--- Task to complete ---
Reproduce every line of the listing as written, apart from the pictures.

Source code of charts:
[start]

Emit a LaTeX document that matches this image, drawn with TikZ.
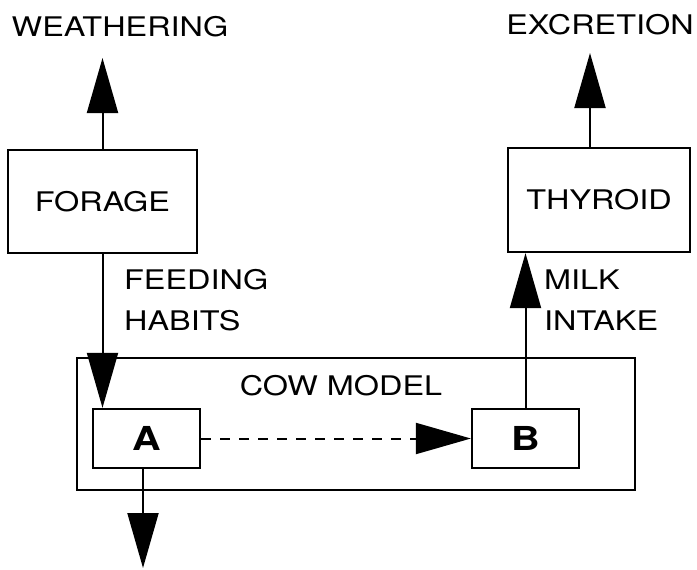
\documentclass[tikz,border=0pt]{standalone}
\usepackage{fontspec}
\setmainfont{TeX Gyre Heros}[FakeStretch=1.2]
\usetikzlibrary{arrows.meta}

\begin{document}
\begin{tikzpicture}[
    x=1pt, y=-1pt,
    box/.style={rectangle, draw=black, line width=2.2pt, inner sep=0pt, align=center, font=\fontsize{27}{41}\selectfont},
    part/.style={rectangle, draw=black, line width=2.2pt, inner sep=0pt, minimum width=107pt, minimum height=59pt, font=\fontsize{33}{40}\selectfont\bfseries},
    lbl/.style={inner sep=0pt, align=left, font=\fontsize{27}{41}\selectfont},
    arrow/.style={-{Triangle[length=55pt, width=31pt]}, line width=2pt},
    dasharrow/.style={arrow, dash pattern=on 10pt off 9pt}
]
\useasboundingbox (0,0) rectangle (697,570);

% Outer boxes
\node[box, minimum width=189pt, minimum height=103pt] (forage) at (102.5,201.5) {FORAGE};
\node[box, minimum width=182pt, minimum height=104pt] (thyroid) at (599,200) {THYROID};
\node[box, minimum width=558pt, minimum height=132pt] (cow) at (356,424) {};
\node[lbl] (cowlabel) at (341,386) {COW MODEL};

% Compartments
\node[part] (compA) at (146.5,438.5) {A};
\node[part] (compB) at (525.5,438.5) {B};

% Outflow labels
\node[lbl] (weathering) at (120,27) {WEATHERING};
\node[lbl] (excretion) at (600,25) {EXCRETION};
\node[lbl, anchor=west] (feeding) at (124,300) {FEEDING\\HABITS};
\node[lbl, anchor=west] (milk) at (544,300) {MILK\\INTAKE};

% Arrow ends
\coordinate (weathertip) at (102.5,58);
\coordinate (excretetip) at (590,53);
\coordinate (losstip) at (143,568);

% Arrows
\draw[arrow] (forage.north) -- (weathertip);
\draw[arrow] (thyroid.north -| excretetip) -- (excretetip);
\draw[arrow] (forage.south) -- (compA.north -| forage.south);
\draw[arrow] (compB.north) -- (thyroid.south -| compB.north);
\draw[dasharrow] (compA.east) -- (compB.west);
\draw[arrow] (compA.south -| losstip) -- (losstip);

\end{tikzpicture}
\end{document}
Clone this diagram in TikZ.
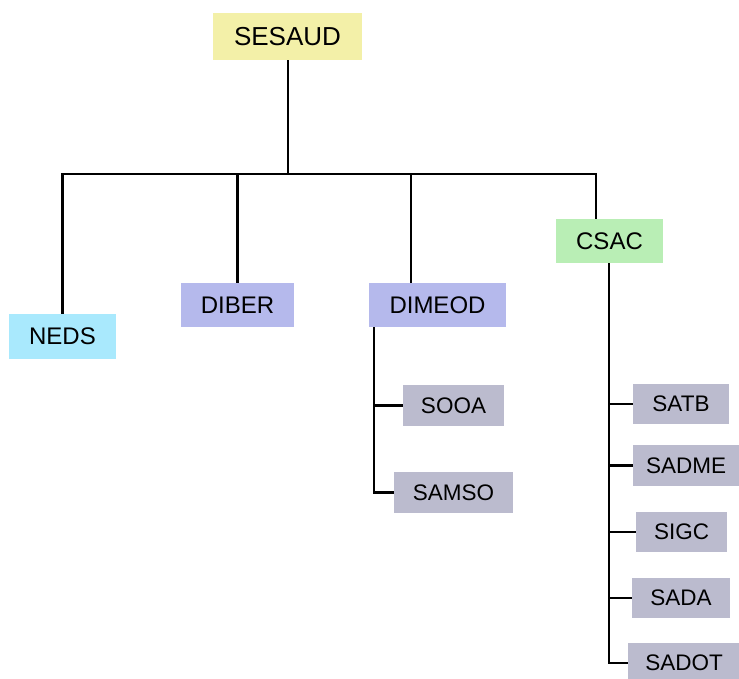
\documentclass[tikz,border=0pt]{standalone}
\usepackage{fontspec}
\setmainfont{Liberation Sans}
\definecolor{topyellow}{HTML}{F3F0A8}
\definecolor{unitcyan}{HTML}{A9E9FD}
\definecolor{unitblue}{HTML}{B5B9EC}
\definecolor{unitgreen}{HTML}{B9EEB5}
\definecolor{subgray}{HTML}{BBBBCE}
\tikzset{
  orgbox/.style={rectangle, draw=none, inner sep=0pt, anchor=center,
    font=\fontsize{24}{28}\selectfont},
  subbox/.style={rectangle, draw=none, fill=subgray, inner sep=0pt, anchor=center,
    minimum height=40.5pt, font=\fontsize{22.5}{27}\selectfont},
  link/.style={draw=black, line width=2.4pt}
}
\begin{document}
\begin{tikzpicture}[x=1pt, y=-1pt]
\useasboundingbox (0,0) rectangle (739,679);
\begin{scope}
\clip (0,0) rectangle (739,679);
% top level
\node[orgbox, fill=topyellow, minimum width=149pt, minimum height=47pt,
  font=\fontsize{26}{30}\selectfont] (sesaud) at (287.5,36.5) {SESAUD};
% second level
\node[orgbox, fill=unitcyan, minimum width=107pt, minimum height=45pt] (neds) at (62.5,336.5) {NEDS};
\node[orgbox, fill=unitblue, minimum width=113pt, minimum height=44pt] (diber) at (237.5,305) {DIBER};
\node[orgbox, fill=unitblue, minimum width=137pt, minimum height=44pt] (dimeod) at (437.5,305) {DIMEOD};
\node[orgbox, fill=unitgreen, minimum width=107pt, minimum height=44pt] (csac) at (609.5,241) {CSAC};
% units under DIMEOD
\node[subbox, minimum width=101pt] (sooa) at (453.5,405.5) {SOOA};
\node[subbox, minimum width=119pt] (samso) at (453.5,492.5) {SAMSO};
% units under CSAC
\node[subbox, minimum width=96pt] (satb) at (681,404) {SATB};
\node[subbox, minimum width=106pt] (sadme) at (686,465.5) {SADME};
\node[subbox, minimum width=91pt] (sigc) at (681.5,532) {SIGC};
\node[subbox, minimum width=98pt] (sada) at (681,598) {SADA};
\node[subbox, minimum width=112pt] (sadot) at (684,663) {SADOT};

% main bus
\coordinate (bus) at (288,174);
\coordinate (dimeodtop) at ([xshift=-26.5pt]dimeod.north);
\coordinate (csactop) at ([xshift=-13.5pt]csac.north);
\draw[link] (sesaud.south -| bus) -- (bus);
\draw[link] (neds.north) |- (bus);
\draw[link] (csactop) |- (bus);
\draw[link] (diber.north) -- (diber.north |- bus);
\draw[link] (dimeodtop) -- (dimeodtop |- bus);

% DIMEOD branch
\coordinate (dtrunk) at ([xshift=-63.5pt]dimeod.south);
\draw[link] (dtrunk) |- (samso.west);
\draw[link] (sooa.west) -- (sooa.west -| dtrunk);

% CSAC branch
\coordinate (ctrunk) at ([xshift=-0.5pt]csac.south);
\draw[link] (ctrunk) |- (sadot.west);
\foreach \n in {satb, sadme, sigc, sada}
  \draw[link] (\n.west) -- (\n.west -| ctrunk);
\end{scope}
\end{tikzpicture}
\end{document}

[end]

--- Solution to the problem ---
Emit a LaTeX document that matches this image, drawn with TikZ.
\documentclass[tikz,border=0pt]{standalone}
\usepackage{fontspec}
\setmainfont{TeX Gyre Heros}[FakeStretch=1.2]
\usetikzlibrary{arrows.meta}

\begin{document}
\begin{tikzpicture}[
    x=1pt, y=-1pt,
    box/.style={rectangle, draw=black, line width=2.2pt, inner sep=0pt, align=center, font=\fontsize{27}{41}\selectfont},
    part/.style={rectangle, draw=black, line width=2.2pt, inner sep=0pt, minimum width=107pt, minimum height=59pt, font=\fontsize{33}{40}\selectfont\bfseries},
    lbl/.style={inner sep=0pt, align=left, font=\fontsize{27}{41}\selectfont},
    arrow/.style={-{Triangle[length=55pt, width=31pt]}, line width=2pt},
    dasharrow/.style={arrow, dash pattern=on 10pt off 9pt}
]
\useasboundingbox (0,0) rectangle (697,570);

% Outer boxes
\node[box, minimum width=189pt, minimum height=103pt] (forage) at (102.5,201.5) {FORAGE};
\node[box, minimum width=182pt, minimum height=104pt] (thyroid) at (599,200) {THYROID};
\node[box, minimum width=558pt, minimum height=132pt] (cow) at (356,424) {};
\node[lbl] (cowlabel) at (341,386) {COW MODEL};

% Compartments
\node[part] (compA) at (146.5,438.5) {A};
\node[part] (compB) at (525.5,438.5) {B};

% Outflow labels
\node[lbl] (weathering) at (120,27) {WEATHERING};
\node[lbl] (excretion) at (600,25) {EXCRETION};
\node[lbl, anchor=west] (feeding) at (124,300) {FEEDING\\HABITS};
\node[lbl, anchor=west] (milk) at (544,300) {MILK\\INTAKE};

% Arrow ends
\coordinate (weathertip) at (102.5,58);
\coordinate (excretetip) at (590,53);
\coordinate (losstip) at (143,568);

% Arrows
\draw[arrow] (forage.north) -- (weathertip);
\draw[arrow] (thyroid.north -| excretetip) -- (excretetip);
\draw[arrow] (forage.south) -- (compA.north -| forage.south);
\draw[arrow] (compB.north) -- (thyroid.south -| compB.north);
\draw[dasharrow] (compA.east) -- (compB.west);
\draw[arrow] (compA.south -| losstip) -- (losstip);

\end{tikzpicture}
\end{document}
Clone this diagram in TikZ.
\documentclass[tikz,border=0pt]{standalone}
\usepackage{fontspec}
\setmainfont{Liberation Sans}
\definecolor{topyellow}{HTML}{F3F0A8}
\definecolor{unitcyan}{HTML}{A9E9FD}
\definecolor{unitblue}{HTML}{B5B9EC}
\definecolor{unitgreen}{HTML}{B9EEB5}
\definecolor{subgray}{HTML}{BBBBCE}
\tikzset{
  orgbox/.style={rectangle, draw=none, inner sep=0pt, anchor=center,
    font=\fontsize{24}{28}\selectfont},
  subbox/.style={rectangle, draw=none, fill=subgray, inner sep=0pt, anchor=center,
    minimum height=40.5pt, font=\fontsize{22.5}{27}\selectfont},
  link/.style={draw=black, line width=2.4pt}
}
\begin{document}
\begin{tikzpicture}[x=1pt, y=-1pt]
\useasboundingbox (0,0) rectangle (739,679);
\begin{scope}
\clip (0,0) rectangle (739,679);
% top level
\node[orgbox, fill=topyellow, minimum width=149pt, minimum height=47pt,
  font=\fontsize{26}{30}\selectfont] (sesaud) at (287.5,36.5) {SESAUD};
% second level
\node[orgbox, fill=unitcyan, minimum width=107pt, minimum height=45pt] (neds) at (62.5,336.5) {NEDS};
\node[orgbox, fill=unitblue, minimum width=113pt, minimum height=44pt] (diber) at (237.5,305) {DIBER};
\node[orgbox, fill=unitblue, minimum width=137pt, minimum height=44pt] (dimeod) at (437.5,305) {DIMEOD};
\node[orgbox, fill=unitgreen, minimum width=107pt, minimum height=44pt] (csac) at (609.5,241) {CSAC};
% units under DIMEOD
\node[subbox, minimum width=101pt] (sooa) at (453.5,405.5) {SOOA};
\node[subbox, minimum width=119pt] (samso) at (453.5,492.5) {SAMSO};
% units under CSAC
\node[subbox, minimum width=96pt] (satb) at (681,404) {SATB};
\node[subbox, minimum width=106pt] (sadme) at (686,465.5) {SADME};
\node[subbox, minimum width=91pt] (sigc) at (681.5,532) {SIGC};
\node[subbox, minimum width=98pt] (sada) at (681,598) {SADA};
\node[subbox, minimum width=112pt] (sadot) at (684,663) {SADOT};

% main bus
\coordinate (bus) at (288,174);
\coordinate (dimeodtop) at ([xshift=-26.5pt]dimeod.north);
\coordinate (csactop) at ([xshift=-13.5pt]csac.north);
\draw[link] (sesaud.south -| bus) -- (bus);
\draw[link] (neds.north) |- (bus);
\draw[link] (csactop) |- (bus);
\draw[link] (diber.north) -- (diber.north |- bus);
\draw[link] (dimeodtop) -- (dimeodtop |- bus);

% DIMEOD branch
\coordinate (dtrunk) at ([xshift=-63.5pt]dimeod.south);
\draw[link] (dtrunk) |- (samso.west);
\draw[link] (sooa.west) -- (sooa.west -| dtrunk);

% CSAC branch
\coordinate (ctrunk) at ([xshift=-0.5pt]csac.south);
\draw[link] (ctrunk) |- (sadot.west);
\foreach \n in {satb, sadme, sigc, sada}
  \draw[link] (\n.west) -- (\n.west -| ctrunk);
\end{scope}
\end{tikzpicture}
\end{document}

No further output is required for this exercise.